Anderson’s facial muscles froze, but only for a second or so. ‘It doesn’t,’ he snapped, ‘which means that your witness mistook me for somebody else.’

‘My witness wasn’t alone, Dr Anderson.’ He spoke the truth, without adding that he had still to ask Sandy Rankin’s companions, Jock Fisher and Ryan McCool, whether they, too, had seen him. ‘You really don’t want to mess me about any longer,’ he added. ‘You are a suspect, make no mistake about it, a very strong suspect at that. You fit the profile of the person we’re after; you showed strong antagonism towards the victim, you have medical expertise and you were seen heading towards the place where he was killed.’

‘But I wasn’t!’

‘Doctor, I urge you to consider your position. You were seen in North Charlotte Street twice. Once by Lord Elmore and his wife, heading home around eleven thirty, and again by others, going in the opposite direction around twenty minutes later.’

‘I wasn’t going back to the Book Festival!’ Anderson shouted.

‘Then where were you going?’

‘I cannot tell you that.’

‘You have to, sir. I’ll let you withdraw the statement you signed this morning, without comeback, but you have to be telling me the truth from now on.’

‘I cannot do that.’

‘In that case-’

‘Sir,’ Haddock called from the doorway. ‘Sorry to interrupt, but I wonder if you could join us for a minute.’

‘Right now?’

‘Yes please.’

Pye rose from his seat. ‘Excuse me, Dr Anderson.’ He followed the DC from the room, into the hall, past the uniformed bulk of Constable Childs who stood leaning on his unused door ram, and through to a large bedroom. ‘What have you got, Sauce?’ he asked.

‘Have a look, sir.’ He pointed the DI into a small dressing room, where a woman police officer stood, holding a pair of high-heeled shoes.

‘Not my style, Sauce.’

‘I hope not, sir.’ Haddock took one of the shoes and held it upside down. A packet fell out and he caught it neatly. It was clear plastic, filled with a brown powder. ‘I don’t think that’s sugar, boss,’ he said. ‘There’s the same again in the other shoe. Afghanistan’s finest, going by that drugs course I did last month; if I’m wrong you can stick me back in a uniform tomorrow.’

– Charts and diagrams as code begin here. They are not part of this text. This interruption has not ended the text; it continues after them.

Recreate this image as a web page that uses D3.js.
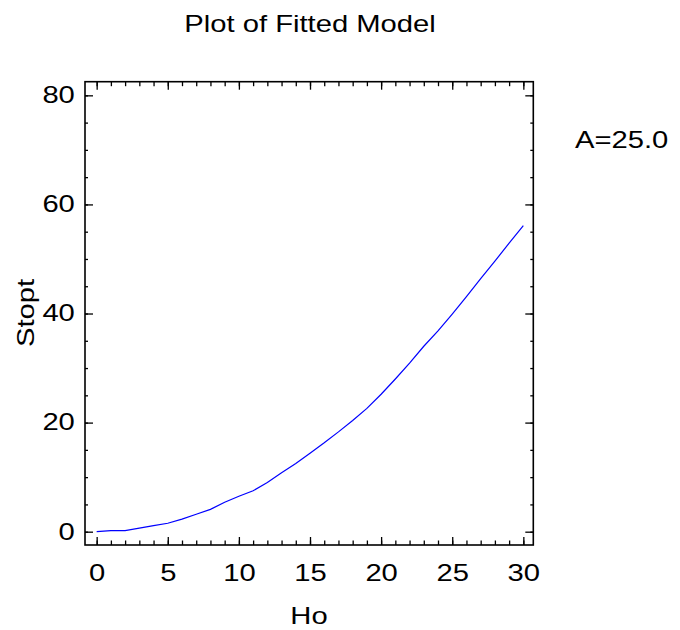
<!DOCTYPE html>
<html>
<head>
<meta charset="utf-8">
<script src="https://cdn.jsdelivr.net/npm/d3@7"></script>
<style>
  body { margin: 0; background: #fff; }
  text { font-family: "Liberation Sans", Arial, sans-serif; fill: #000; }
</style>
</head>
<body>
<svg id="chart" width="680" height="630"></svg>
<script>
// values
let ho = [0, 1, 2, 3, 4, 5, 6, 7, 8, 9, 10, 11, 12, 13, 14, 15, 16, 17, 18, 19, 20,
          21, 22, 23, 24, 25, 26, 27, 28, 29, 30]
let stopt = [0, 0.2, 0.2, 0.65, 1.1, 1.55, 2.3, 3.2, 4.1, 5.4, 6.5, 7.5, 9.0, 10.8, 12.5, 14.4,
             16.3, 18.3, 20.4, 22.6, 25.2, 28.0, 30.9, 34.0, 36.8, 39.9, 43.1, 46.4, 49.6, 52.9, 56.1]
let x_ticks = [0, 5, 10, 15, 20, 25, 30]
let y_ticks = [0, 20, 40, 60, 80]
let x_minor = d3.range(0, 31, 1)
let y_minor = d3.range(0, 81, 5)

let width = 680,
    height = 630,
    frame = {left: 85, right: 533.3, top: 81.7, bottom: 545},
    stretch = 1.27,   // reference glyphs are wider than Arial
    font_size = 23;

let svg = d3.select("#chart")

let scales = {
  x: d3.scaleLinear().domain([-0.82, 30.7]).range([frame.left, frame.right]),
  y: d3.scaleLinear().domain([-2.44, 82.5]).range([frame.bottom, frame.top])
}

function add_axes(scales) {
  let g = svg.append("g").attr("id", "axes")

  // minor ticks, all four sides, pointing inward
  g.append("g").attr("transform", `translate(0,${frame.bottom})`)
    .call(d3.axisBottom(scales.x).tickValues(x_minor).tickSize(-4.5).tickSizeOuter(0).tickFormat(""))
  g.append("g").attr("transform", `translate(0,${frame.top})`)
    .call(d3.axisTop(scales.x).tickValues(x_minor).tickSize(-4.5).tickSizeOuter(0).tickFormat(""))
  g.append("g").attr("transform", `translate(${frame.left},0)`)
    .call(d3.axisLeft(scales.y).tickValues(y_minor).tickSize(-3).tickSizeOuter(0).tickFormat(""))
  g.append("g").attr("transform", `translate(${frame.right},0)`)
    .call(d3.axisRight(scales.y).tickValues(y_minor).tickSize(-3).tickSizeOuter(0).tickFormat(""))

  // major ticks
  let x_axis = g.append("g").attr("transform", `translate(0,${frame.bottom})`)
    .call(d3.axisBottom(scales.x).tickValues(x_ticks).tickSize(-8).tickSizeOuter(0).tickPadding(20))
  g.append("g").attr("transform", `translate(0,${frame.top})`)
    .call(d3.axisTop(scales.x).tickValues(x_ticks).tickSize(-8).tickSizeOuter(0).tickFormat(""))
  let y_axis = g.append("g").attr("transform", `translate(${frame.left},0)`)
    .call(d3.axisLeft(scales.y).tickValues(y_ticks).tickSize(-8).tickSizeOuter(0).tickPadding(8))
  g.append("g").attr("transform", `translate(${frame.right},0)`)
    .call(d3.axisRight(scales.y).tickValues(y_ticks).tickSize(-8).tickSizeOuter(0).tickFormat(""))

  g.selectAll(".domain").remove()
  g.selectAll("line").attr("stroke", "#000").attr("stroke-width", 1.3)

  x_axis.selectAll("text").attr("transform", `scale(${stretch},1)`)
  y_axis.selectAll("text").attr("transform", `scale(${stretch},1)`)
  g.selectAll("text")
    .style("font-family", '"Liberation Sans", Arial, sans-serif')
    .attr("font-size", font_size)
    .attr("fill", "#000")

  // plot frame
  svg.append("rect")
    .attr("x", frame.left)
    .attr("y", frame.top)
    .attr("width", frame.right - frame.left)
    .attr("height", frame.bottom - frame.top)
    .attr("fill", "none")
    .attr("stroke", "#000")
    .attr("stroke-width", 1.6)
}

function draw_line(scales) {
  let path_generator = d3.line()
    .x((d, i) => scales.x(ho[i]))
    .y(d => scales.y(d))

  svg.append("path")
    .datum(stopt)
    .attr("d", path_generator)
    .attr("fill", "none")
    .attr("stroke", "#0000ff")
    .attr("stroke-width", 1.2)
}

function add_text(str, x, y, anchor, rotate) {
  svg.append("text")
    .attr("transform", `translate(${x},${y})` + (rotate ? ` rotate(${rotate})` : "") + ` scale(${stretch},1)`)
    .attr("text-anchor", anchor)
    .attr("font-size", font_size)
    .text(str)
}

draw_line(scales)
add_axes(scales)

add_text("Plot of Fitted Model", 310, 32, "middle")
add_text("A=25.0", 575, 148, "start")
add_text("Ho", 309, 624, "middle")
add_text("Stopt", 34, 313, "middle", -90)
</script>
</body>
</html>
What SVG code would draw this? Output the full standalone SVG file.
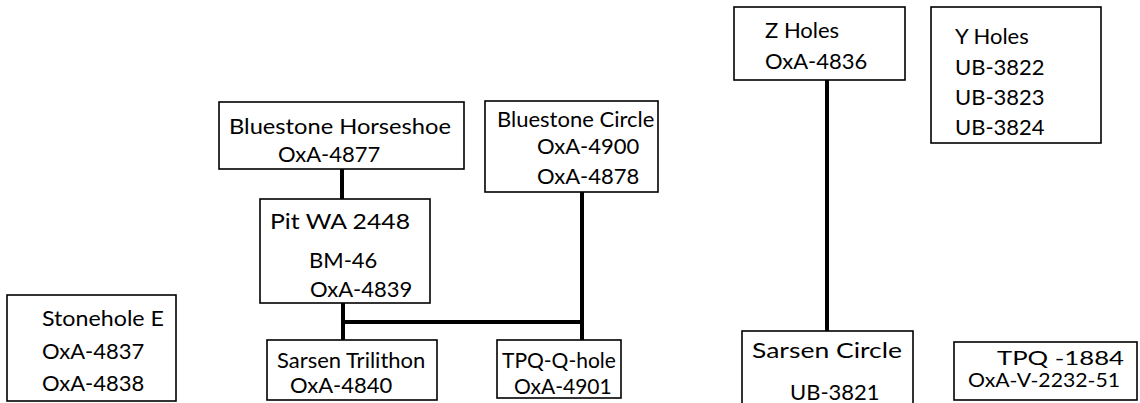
<svg xmlns="http://www.w3.org/2000/svg" width="1140" height="403" viewBox="0 0 1140 403">
<style>
.box{fill:#fff;stroke:#000;stroke-width:1.6}
.t{font-family:Lato,"Open Sans","Liberation Sans",sans-serif;font-size:22px;fill:#000}
.m{font-size:21px}
.s{font-size:19px}
.c{fill:none;stroke:#000;stroke-width:4}
</style>
<rect width="1140" height="403" fill="#fff"/>
<g id="connectors">
<line class="c" x1="342" y1="169" x2="342" y2="199"/>
<line class="c" x1="343" y1="303" x2="343" y2="340"/>
<line class="c" x1="343" y1="322" x2="582" y2="322"/>
<line class="c" x1="582" y1="192" x2="582" y2="340"/>
<line class="c" x1="827" y1="80" x2="827" y2="331"/>
</g>
<g id="z-holes">
<rect class="box" x="734" y="7" width="171" height="73"/>
<text class="t" x="765" y="38">Z Holes</text>
<text class="t" x="765" y="69">OxA-4836</text>
</g>
<g id="y-holes">
<rect class="box" x="931" y="7" width="170" height="136"/>
<text class="t" x="955" y="44">Y Holes</text>
<text class="t" x="955" y="75">UB-3822</text>
<text class="t" x="955" y="105">UB-3823</text>
<text class="t" x="955" y="135">UB-3824</text>
</g>
<g id="bluestone-horseshoe">
<rect class="box" x="219" y="102" width="245" height="67"/>
<text class="t" x="229" y="134" textLength="222" lengthAdjust="spacingAndGlyphs">Bluestone Horseshoe</text>
<text class="t" x="278" y="162">OxA-4877</text>
</g>
<g id="bluestone-circle">
<rect class="box" x="485" y="101" width="173" height="91"/>
<text class="t" x="497" y="127">Bluestone Circle</text>
<text class="t" x="537" y="154">OxA-4900</text>
<text class="t" x="537" y="184">OxA-4878</text>
</g>
<g id="pit-wa-2448">
<rect class="box" x="260" y="199" width="170" height="104"/>
<text class="t" x="270" y="229" textLength="140" lengthAdjust="spacingAndGlyphs">Pit WA 2448</text>
<text class="t" x="309" y="268">BM-46</text>
<text class="t" x="310" y="297">OxA-4839</text>
</g>
<g id="stonehole-e">
<rect class="box" x="7" y="295" width="169" height="106"/>
<text class="t" x="42" y="326" textLength="122" lengthAdjust="spacingAndGlyphs">Stonehole E</text>
<text class="t" x="42" y="359">OxA-4837</text>
<text class="t" x="42" y="391">OxA-4838</text>
</g>
<g id="sarsen-trilithon">
<rect class="box" x="267" y="340" width="170" height="60"/>
<text class="t" x="277" y="368">Sarsen Trilithon</text>
<text class="t" x="290" y="393">OxA-4840</text>
</g>
<g id="tpq-q-hole">
<rect class="box" x="497" y="340" width="124" height="58"/>
<text class="t m" x="502" y="368">TPQ-Q-hole</text>
<text class="t m" x="514" y="394">OxA-4901</text>
</g>
<g id="sarsen-circle">
<rect class="box" x="742" y="331" width="171" height="75"/>
<text class="t" x="752" y="358" textLength="150" lengthAdjust="spacingAndGlyphs">Sarsen Circle</text>
<text class="t" x="790" y="400">UB-3821</text>
</g>
<g id="tpq-1884">
<rect class="box" x="954" y="342" width="183" height="58"/>
<text class="t s" x="997" y="365" textLength="127" lengthAdjust="spacingAndGlyphs">TPQ -1884</text>
<text class="t s" x="968" y="387" textLength="152" lengthAdjust="spacingAndGlyphs">OxA-V-2232-51</text>
</g>
</svg>
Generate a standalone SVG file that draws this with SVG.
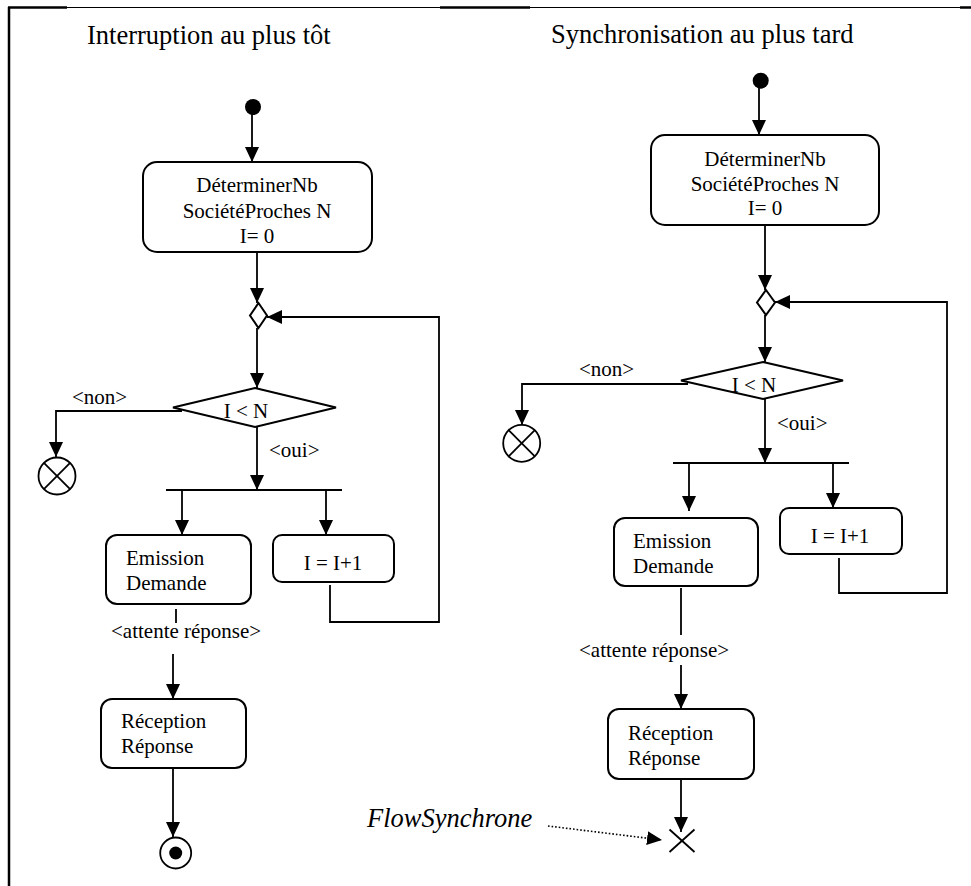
<svg xmlns="http://www.w3.org/2000/svg" width="971" height="886" viewBox="0 0 971 886">
<defs>
<marker id="ah" viewBox="0 0 15 14" refX="15" refY="7" markerWidth="15" markerHeight="14" markerUnits="userSpaceOnUse" orient="auto">
<path d="M0,0 L15,7 L0,14 z" fill="#000"/>
</marker>
</defs>
<style>
.t{font-family:"Liberation Serif","Times New Roman",serif;font-size:21px;fill:#000}
.title{font-family:"Liberation Serif","Times New Roman",serif;font-size:26.5px;fill:#000}
.it{font-family:"Liberation Serif","Times New Roman",serif;font-size:26.5px;font-style:italic;fill:#000}
.box{fill:#fff;stroke:#000;stroke-width:2}
.dia{fill:#fff;stroke:#000;stroke-width:2}
.c{fill:none;stroke:#000;stroke-width:1.8}
.a{fill:none;stroke:#000;stroke-width:1.8;marker-end:url(#ah)}
.dot{fill:none;stroke:#000;stroke-width:1.6;stroke-dasharray:1.6 2;marker-end:url(#ah)}
.mid{text-anchor:middle}
</style>
<rect width="971" height="886" fill="#fff"/>
<g id="frame">
<line x1="9" y1="7" x2="9" y2="886" stroke="#000" stroke-width="2.5"/>
<line x1="8" y1="7.5" x2="971" y2="7.5" stroke="#000" stroke-width="1"/>
<line x1="8" y1="7.5" x2="67" y2="7.5" stroke="#000" stroke-width="2.5"/>
<line x1="440" y1="7.5" x2="530" y2="7.5" stroke="#000" stroke-width="2.5"/>
<line x1="960" y1="7.5" x2="971" y2="7.5" stroke="#000" stroke-width="2.5"/>
</g>
<g id="titles">
<text class="title" x="87" y="44">Interruption au plus tôt</text>
<text class="title" x="551" y="43">Synchronisation au plus tard</text>
</g>
<g id="connectors">
<!-- left -->
<line class="a" x1="252" y1="110" x2="252" y2="162"/>
<line class="a" x1="257" y1="252" x2="257" y2="303"/>
<line class="a" x1="257" y1="328" x2="257" y2="388"/>
<polyline class="a" points="182,411 56,411 56,457"/>
<line class="a" x1="257" y1="427" x2="257" y2="490"/>
<line class="c" x1="166" y1="490" x2="342" y2="490"/>
<line class="a" x1="182" y1="490" x2="182" y2="535"/>
<line class="a" x1="326" y1="490" x2="326" y2="535"/>
<polyline class="a" points="330,585 330,622 439,622 439,317 267,317"/>
<line class="c" x1="176" y1="609" x2="176" y2="623"/>
<line class="a" x1="173" y1="654" x2="173" y2="699"/>
<line class="a" x1="173" y1="768" x2="173" y2="837"/>
<!-- right -->
<line class="a" x1="759" y1="84" x2="759" y2="135"/>
<line class="a" x1="765" y1="225" x2="765" y2="290"/>
<line class="a" x1="765" y1="315" x2="765" y2="362"/>
<polyline class="a" points="688,384 522,384 522,425"/>
<line class="a" x1="765" y1="399" x2="765" y2="463"/>
<line class="c" x1="673" y1="463" x2="849" y2="463"/>
<line class="a" x1="689" y1="463" x2="689" y2="511"/>
<line class="a" x1="833" y1="463" x2="833" y2="508"/>
<polyline class="a" points="839,558 839,593 947,593 947,302 775,302"/>
<line class="c" x1="681" y1="588" x2="681" y2="635"/>
<line class="a" x1="681" y1="665" x2="681" y2="709"/>
<line class="a" x1="681" y1="779" x2="681" y2="832"/>
<line class="dot" x1="548" y1="826" x2="662" y2="840"/>
</g>
<g id="L-start"><circle cx="253" cy="107" r="8" fill="#000"/></g>
<g id="L-determiner">
<rect class="box" x="143" y="162" width="229" height="90" rx="14"/>
<text class="t mid" x="257" y="192">DéterminerNb</text>
<text class="t mid" x="257" y="218">SociétéProches N</text>
<text class="t mid" x="257" y="243">I= 0</text>
</g>
<g id="L-merge"><polygon class="dia" points="258.5,303 267,315.5 258.5,328 250,315.5"/></g>
<g id="L-decision">
<polygon class="dia" points="255,388 336,407.5 255,427 173,407.5"/>
<text class="t mid" x="246" y="418">I &lt; N</text>
</g>
<g id="L-labels">
<text class="t" x="72" y="404">&lt;non&gt;</text>
<text class="t" x="269" y="457">&lt;oui&gt;</text>
<text class="t" x="111" y="638">&lt;attente réponse&gt;</text>
</g>
<g id="L-flowfinal">
<circle cx="57" cy="476" r="18.5" fill="#fff" stroke="#000" stroke-width="1.8"/>
<line x1="43.9" y1="462.9" x2="70.1" y2="489.1" stroke="#000" stroke-width="1.8"/>
<line x1="70.1" y1="462.9" x2="43.9" y2="489.1" stroke="#000" stroke-width="1.8"/>
</g>
<g id="L-emission">
<rect class="box" x="106" y="535" width="145" height="69" rx="11"/>
<text class="t" x="126" y="565">Emission</text>
<text class="t" x="126" y="590">Demande</text>
</g>
<g id="L-incr">
<rect class="box" x="273" y="535" width="121" height="47" rx="9"/>
<text class="t mid" x="333" y="570">I = I+1</text>
</g>
<g id="L-reception">
<rect class="box" x="101" y="699" width="145" height="69" rx="11"/>
<text class="t" x="121" y="728">Réception</text>
<text class="t" x="121" y="753">Réponse</text>
</g>
<g id="L-end">
<circle cx="175.7" cy="853" r="15.5" fill="#fff" stroke="#000" stroke-width="1.8"/>
<circle cx="175.7" cy="853" r="6.5" fill="#000"/>
</g>
<g id="R-start"><circle cx="760.7" cy="80.7" r="8" fill="#000"/></g>
<g id="R-determiner">
<rect class="box" x="651" y="135" width="228" height="90" rx="14"/>
<text class="t mid" x="765" y="166">DéterminerNb</text>
<text class="t mid" x="765" y="191">SociétéProches N</text>
<text class="t mid" x="765" y="215">I= 0</text>
</g>
<g id="R-merge"><polygon class="dia" points="766,290 775,302.5 766,315 757,302.5"/></g>
<g id="R-decision">
<polygon class="dia" points="763,362 843,380.5 763,399 681,380.5"/>
<text class="t mid" x="754" y="392">I &lt; N</text>
</g>
<g id="R-labels">
<text class="t" x="579" y="376">&lt;non&gt;</text>
<text class="t" x="777" y="430">&lt;oui&gt;</text>
<text class="t" x="579" y="657">&lt;attente réponse&gt;</text>
</g>
<g id="R-flowfinal">
<circle cx="521.7" cy="443.3" r="18.5" fill="#fff" stroke="#000" stroke-width="1.8"/>
<line x1="508.6" y1="430.2" x2="534.8" y2="456.4" stroke="#000" stroke-width="1.8"/>
<line x1="534.8" y1="430.2" x2="508.6" y2="456.4" stroke="#000" stroke-width="1.8"/>
</g>
<g id="R-emission">
<rect class="box" x="614" y="518" width="144" height="68" rx="11"/>
<text class="t" x="633" y="548">Emission</text>
<text class="t" x="633" y="573">Demande</text>
</g>
<g id="R-incr">
<rect class="box" x="780" y="508" width="122" height="46" rx="9"/>
<text class="t mid" x="840" y="543">I = I+1</text>
</g>
<g id="R-reception">
<rect class="box" x="608" y="709" width="146" height="70" rx="11"/>
<text class="t" x="628" y="740">Réception</text>
<text class="t" x="628" y="765">Réponse</text>
</g>
<g id="R-flowsync">
<line x1="669.5" y1="829.5" x2="694.5" y2="852" stroke="#000" stroke-width="1.8"/>
<line x1="694.5" y1="829.5" x2="669.5" y2="852" stroke="#000" stroke-width="1.8"/>
</g>
<g id="note"><text class="it" x="367" y="827">FlowSynchrone</text></g>
</svg>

‘And me alongside you,’ the inspector murmured. ‘Have you got this locus on video? I want no suggestion that it was planted.’

‘Too right we have.’

‘OK. Bag the stuff, in the shoes, as you found it, then carry on with the search; I want to find any other drugs that are in here, and the paraphernalia that goes with the stuff. Tear this fucking place apart if you have to. I’ll be busy with Anderson for a while.’

He turned and walked back through to the drawing room. It was empty. ‘Dr Anderson?’ he called out. He waited for a few moments, frowning, then returned to the hall and checked the bathroom, and then the kitchen. ‘Oh no,’ he whispered, as he retraced his steps. ‘Don’t let this have happened, God, please.’

There was a door at the far end of the living room. He strode across and threw it open, revealing a study, with a window that looked on to the back of the building, and two doors. The first concealed a cupboard, filled with books and papers. He tried the second, and found it locked, by a Yale, which he opened easily, and by a heavy mortice which he could not. He peered through the keyhole and saw enough to make out a stairway, narrower and less grand than the main entrance. ‘Magic,’ he moaned, ‘a first-floor flat with a back door.’

He went to the window and peered out into a courtyard enclosed by the building in which he stood and by two adjoining streets. There were several parking places, some occupied, some vacant. Blue exhaust smoke hung in the air, and as his gaze found the exit road, he thought he caught a momentary flash of brake lights reflected in the dark polish of a stationary vehicle.

‘Fuck it!’ he swore, then dashed back through to the hall. ‘Childs,’ he called to the burly officer in the hallway ‘I’ve got something needs opening; bring the ram that I threatened Anderson with earlier.’